As South Africa was announcing a partial finance rescue package for Zimbabwe on Wednesday, President Robert Mugabe instructed his Zanu-PF politburo to extend Operation Murambatsvina to urban suburbs. Mugabe accused his local government and security arms of ”hypocrisy” for halting the demolitions.
Local Government Minister Ignatius Chombo had called off the operation in low-density suburbs last month and gave residents a 10-day reprieve to regularise structures.
Most government ministers and MPs live in the suburbs. The police and intelligence had tipped off Mugabe that politicians had built unauthorised structures on their properties, and some were even farming with pigs in residential areas. ”Why are you not destroying your own structures,” Mugabe is alleged to have charged. ”We must not be seen to be discriminatory, we are a party for the poor, not the rich. We must have the guts to deal with all sections of society equally.”

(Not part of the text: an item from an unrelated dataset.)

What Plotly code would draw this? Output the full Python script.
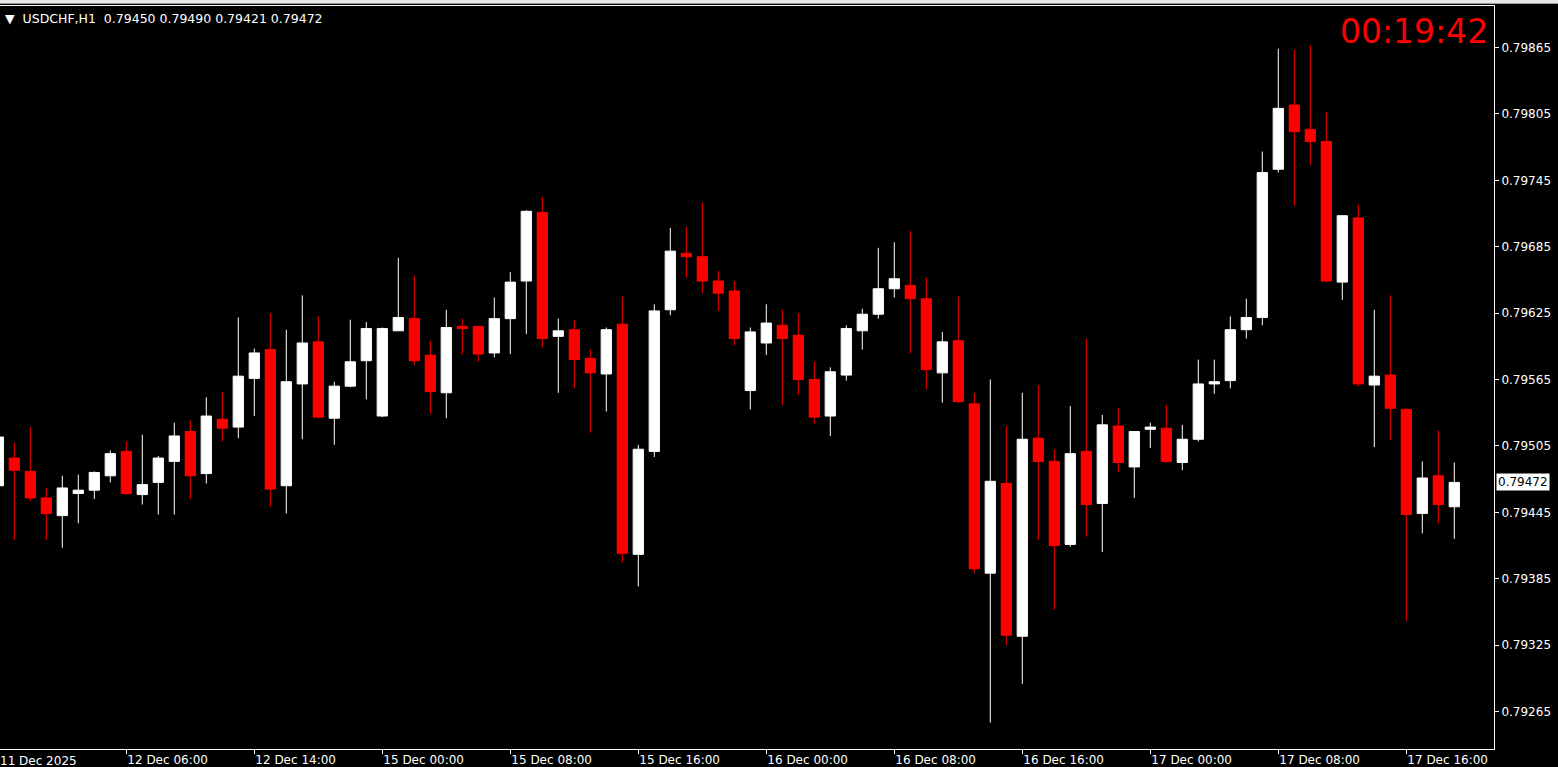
import plotly.graph_objects as go

# ---- data (USDCHF H1) ----
opens = [0.79469, 0.79494, 0.79482, 0.79458, 0.79442, 0.79462, 0.79465, 0.79478, 0.79500, 0.79461,
         0.79472, 0.79491, 0.79518, 0.79480, 0.79529, 0.79522, 0.79566, 0.79592, 0.79469, 0.79561,
         0.79599, 0.79530, 0.79559, 0.79582, 0.79532, 0.79609, 0.79620, 0.79587, 0.79553, 0.79613,
         0.79613, 0.79589, 0.79620, 0.79654, 0.79716, 0.79604, 0.79610, 0.79584, 0.79570, 0.79615,
         0.79407, 0.79500, 0.79628, 0.79679, 0.79676, 0.79654, 0.79645, 0.79555, 0.79598, 0.79614,
         0.79605, 0.79565, 0.79532, 0.79569, 0.79609, 0.79624, 0.79647, 0.79650, 0.79638, 0.79571,
         0.79600, 0.79543, 0.79390, 0.79471, 0.79333, 0.79512, 0.79491, 0.79416, 0.79500, 0.79453,
         0.79523, 0.79486, 0.79520, 0.79521, 0.79490, 0.79511, 0.79561, 0.79564, 0.79610, 0.79621,
         0.79755, 0.79813, 0.79791, 0.79780, 0.79653, 0.79711, 0.79560, 0.79569, 0.79538, 0.79444,
         0.79478, 0.79450]
highs = [0.79519, 0.79508, 0.79522, 0.79467, 0.79478, 0.79479, 0.79482, 0.79501, 0.79509, 0.79515,
         0.79496, 0.79526, 0.79528, 0.79549, 0.79554, 0.79621, 0.79593, 0.79625, 0.79610, 0.79641,
         0.79622, 0.79563, 0.79619, 0.79617, 0.79612, 0.79675, 0.79659, 0.79600, 0.79628, 0.79620,
         0.79613, 0.79639, 0.79662, 0.79718, 0.79730, 0.79620, 0.79619, 0.79592, 0.79612, 0.79640,
         0.79506, 0.79633, 0.79702, 0.79703, 0.79725, 0.79663, 0.79654, 0.79612, 0.79633, 0.79628,
         0.79625, 0.79581, 0.79576, 0.79614, 0.79629, 0.79684, 0.79689, 0.79699, 0.79657, 0.79608,
         0.79640, 0.79553, 0.79565, 0.79523, 0.79553, 0.79560, 0.79502, 0.79541, 0.79602, 0.79533,
         0.79539, 0.79518, 0.79526, 0.79542, 0.79524, 0.79583, 0.79583, 0.79622, 0.79638, 0.79771,
         0.79864, 0.79863, 0.79867, 0.79807, 0.79713, 0.79723, 0.79628, 0.79641, 0.79539, 0.79491,
         0.79519, 0.79490]
lows = [0.79463, 0.79420, 0.79455, 0.79420, 0.79413, 0.79435, 0.79457, 0.79472, 0.79461, 0.79452,
        0.79443, 0.79443, 0.79457, 0.79471, 0.79509, 0.79512, 0.79532, 0.79450, 0.79444, 0.79511,
        0.79530, 0.79506, 0.79558, 0.79547, 0.79531, 0.79609, 0.79578, 0.79534, 0.79530, 0.79588,
        0.79581, 0.79585, 0.79588, 0.79606, 0.79594, 0.79553, 0.79557, 0.79517, 0.79536, 0.79400,
        0.79378, 0.79495, 0.79623, 0.79657, 0.79643, 0.79627, 0.79596, 0.79538, 0.79587, 0.79542,
        0.79551, 0.79525, 0.79514, 0.79564, 0.79592, 0.79620, 0.79639, 0.79589, 0.79556, 0.79544,
        0.79544, 0.79390, 0.79255, 0.79325, 0.79290, 0.79420, 0.79357, 0.79414, 0.79423, 0.79409,
        0.79481, 0.79458, 0.79503, 0.79490, 0.79483, 0.79509, 0.79552, 0.79557, 0.79602, 0.79614,
        0.79752, 0.79722, 0.79759, 0.79653, 0.79637, 0.79559, 0.79504, 0.79510, 0.79347, 0.79426,
        0.79435, 0.79421]
closes = [0.79513, 0.79483, 0.79458, 0.79444, 0.79467, 0.79465, 0.79481, 0.79498, 0.79462, 0.79470,
          0.79494, 0.79514, 0.79478, 0.79532, 0.79521, 0.79568, 0.79589, 0.79466, 0.79563, 0.79598,
          0.79531, 0.79559, 0.79581, 0.79611, 0.79611, 0.79621, 0.79582, 0.79554, 0.79612, 0.79611,
          0.79588, 0.79620, 0.79653, 0.79717, 0.79602, 0.79609, 0.79583, 0.79571, 0.79610, 0.79408,
          0.79502, 0.79627, 0.79681, 0.79676, 0.79654, 0.79643, 0.79602, 0.79608, 0.79616, 0.79602,
          0.79565, 0.79531, 0.79572, 0.79611, 0.79624, 0.79647, 0.79656, 0.79638, 0.79574, 0.79599,
          0.79545, 0.79394, 0.79473, 0.79334, 0.79511, 0.79491, 0.79415, 0.79498, 0.79452, 0.79524,
          0.79490, 0.79518, 0.79522, 0.79491, 0.79511, 0.79561, 0.79563, 0.79610, 0.79621, 0.79752,
          0.79810, 0.79789, 0.79780, 0.79654, 0.79713, 0.79561, 0.79568, 0.79539, 0.79443, 0.79476,
          0.79452, 0.79472]

bar_index = list(range(len(opens)))
time_tick_index = [0, 8, 16, 24, 32, 40, 48, 56, 64, 72, 80, 88]
time_tick_labels = ["11 Dec 2025", "12 Dec 06:00", "12 Dec 14:00", "15 Dec 00:00", "15 Dec 08:00",
                    "15 Dec 16:00", "16 Dec 00:00", "16 Dec 08:00", "16 Dec 16:00", "17 Dec 00:00",
                    "17 Dec 08:00", "17 Dec 16:00"]
price_ticks = [0.79265, 0.79325, 0.79385, 0.79445, 0.79505, 0.79565, 0.79625, 0.79685, 0.79745, 0.79805, 0.79865]
symbol = "USDCHF,H1"
timer_text = "00:19:42"

FONT = "DejaVu Sans"
W, H = 1558, 767
ML, MR, MT, MB = 0, 64, 6, 18
PW, PH = W - ML - MR, H - MT - MB
BAR_PX = 16.0      # pixel pitch of one bar
BAR0_PX = -1.7     # pixel centre of bar 0

fig = go.Figure()
fig.add_trace(go.Candlestick(
    x=bar_index, open=opens, high=highs, low=lows, close=closes,
    increasing=dict(line=dict(color="#ffffff", width=1), fillcolor="#ffffff"),
    decreasing=dict(line=dict(color="#ff0000", width=1), fillcolor="#ff0000"),
    whiskerwidth=0, showlegend=False, hoverinfo="x+y",
))

x0 = (0 - BAR0_PX) / BAR_PX
x1 = (PW - BAR0_PX) / BAR_PX
ytop = 0.79865 + (47.5 - MT) * 0.0006 / 66.4
ybot = 0.79865 - (MT + PH - 47.5) * 0.0006 / 66.4

in_range = [(i, t) for i, t in zip(time_tick_index, time_tick_labels) if i >= x0]
out_range = [(i, t) for i, t in zip(time_tick_index, time_tick_labels) if i < x0]

fig.update_layout(
    width=W, height=H,
    margin=dict(l=ML, r=MR, t=MT, b=MB, pad=0, autoexpand=False),
    paper_bgcolor="#000000", plot_bgcolor="#000000",
    boxgap=0.36, boxgroupgap=0,
    font=dict(family=FONT, size=12, color="#ffffff"),
    xaxis=dict(
        range=[x0, x1], rangeslider=dict(visible=False),
        showgrid=False, zeroline=False,
        showline=True, linecolor="#ffffff", linewidth=1, mirror=True,
        ticks="outside", ticklen=4, tickcolor="#ffffff", tickwidth=1,
        tickmode="array", tickvals=[i for i, _ in in_range], ticktext=[t for _, t in in_range],
        ticklabelposition="outside right",
        tickfont=dict(family=FONT, size=12, color="#ffffff"),
        fixedrange=True, automargin=False,
    ),
    yaxis=dict(
        range=[ybot, ytop], side="right",
        showgrid=False, zeroline=False,
        showline=True, linecolor="#ffffff", linewidth=1,
        ticks="outside", ticklen=4, tickcolor="#ffffff", tickwidth=1,
        tickmode="array", tickvals=price_ticks, ticktext=[f"{v:.5f}" for v in price_ticks],
        tickfont=dict(family=FONT, size=12, color="#ffffff"),
        fixedrange=True, automargin=False,
    ),
)

# time label whose bar lies just left of the plot edge
for i, t in out_range:
    fig.add_annotation(x=(BAR0_PX + BAR_PX * i) / PW, xref="paper", y=-(761 - (MT + PH)) / PH, yref="paper",
                       text=t, showarrow=False, xanchor="left", yanchor="middle",
                       font=dict(family=FONT, size=12, color="#ffffff"))

# header
header = "\u25BC\u00a0\u00a0" + symbol + "\u00a0\u00a0" + "\u00a0".join(
    f"{v:.5f}" for v in (opens[-1], highs[-1], lows[-1], closes[-1]))
fig.add_annotation(x=3 / PW, xref="paper", y=1 - (18 - MT) / PH, yref="paper",
                   text=header, showarrow=False, xanchor="left", yanchor="middle",
                   font=dict(family=FONT, size=12.5, color="#ffffff"))

# countdown timer
fig.add_annotation(x=1490 / PW, xref="paper", y=1 - (31 - MT) / PH, yref="paper",
                   text=timer_text, showarrow=False, xanchor="right", yanchor="middle",
                   font=dict(family=FONT, size=33, color="#ff0000"))

# current price label
fig.add_annotation(x=1, xref="paper", xshift=2, y=closes[-1], yref="y",
                   text=f"{closes[-1]:.5f}", showarrow=False, xanchor="left", yanchor="middle",
                   bgcolor="#ffffff", borderpad=1,
                   font=dict(family=FONT, size=12, color="#000000"))

# window chrome strip at top
fig.add_shape(type="rect", xref="paper", yref="paper", x0=0, x1=W / PW,
              y0=1 + (MT - 3) / PH, y1=1 + MT / PH, fillcolor="#e6e6e6", line=dict(width=0), layer="above")
fig.add_shape(type="rect", xref="paper", yref="paper", x0=0, x1=W / PW,
              y0=1 + (MT - 4) / PH, y1=1 + (MT - 3) / PH, fillcolor="#9a9a9a", line=dict(width=0), layer="above")

fig.write_html("out.html",
               config={"displayModeBar": False},
               post_script="document.body.style.margin='0px';document.body.style.overflow='hidden';"
                           "document.body.style.background='#000';")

Sources who attended the politburo briefing on Wednesday told the Mail & Guardian that Zanu-PF members were astonished by Mugabe’s tirade. ”Nobody responded. No one would certainly agree with him in light of the worldwide condemnation of the manner in which the operation was carried out in the first place.”
Mugabe left the meeting early to travel to an African Union meeting in Addis Ababa on United Nations reform.
A visibly rattled Chombo then reportedly sought the politburo’s sanction for the army, police and other government agencies to be deployed to the reconstruction of houses in informal settlements. Concerns were raised that those earmarked for the houses would be unable to afford the monthly rent payments, given the high rate of unemployment. But Chombo’s bigger headache, sources say, will be ”revisiting the demolitions in urban areas or risk the wrath of Mugabe when he returns”.
It’s also understood that Mugabe was keen to stall United Nations Secretary General Kofi Annan’s envisaged visit to the country. And, for once, there appears to be a convergence with the Movement for Democratic Change (MDC) leader Morgan Tsvangirai, who told the M&G shortly after his acquittal on a second treason charge, ”I don’t think it’s appropriate for Annan to come to Zimbabwe when he has already sent a mission.” He was, however, at odds with continued statements that historical imbalances were to blame for the country’s economic meltdown. ”My goodness, let’s be realistic, 25 years after independence is a long time to still make excuses of colonialism. It’s all about a failed leadership. When you have three to four million of your own citizens running away from political and economic hardships, you cannot blame colonialism.”
Annan described the situation in Zimbabwe as ”profoundly distressing” and urged that humanitarian relief to the country’s destitute be expedited.
The South African government too, in announcing its readiness to extend up to $150-million to help ease its neighbour’s debt woes, rallied behind the South African Council of Churches’s Operation Hope, which this week delivered 6 000 blankets and 37 tonnes of food to destitute Zimbabweans.
But their efforts have been ridiculed as pushing a political agenda in the guise of aid. Zimbabwe Minister of State Security Didymus Mutasa told ZimOnline: ”Surely we are not going to stop them … but they will not find any victims of Operation Murambatsvina.”
This week, South Africa insisted that any assistance rendered to Zimbabwe should benefit ordinary Zimbabweans. The government will, however, come under scrutiny to ensure that any economic bail-out is accompanied by political reforms, including talks between Zanu-PF and the MDC and the scrapping of repressive laws that inhibit freedom of association and expression.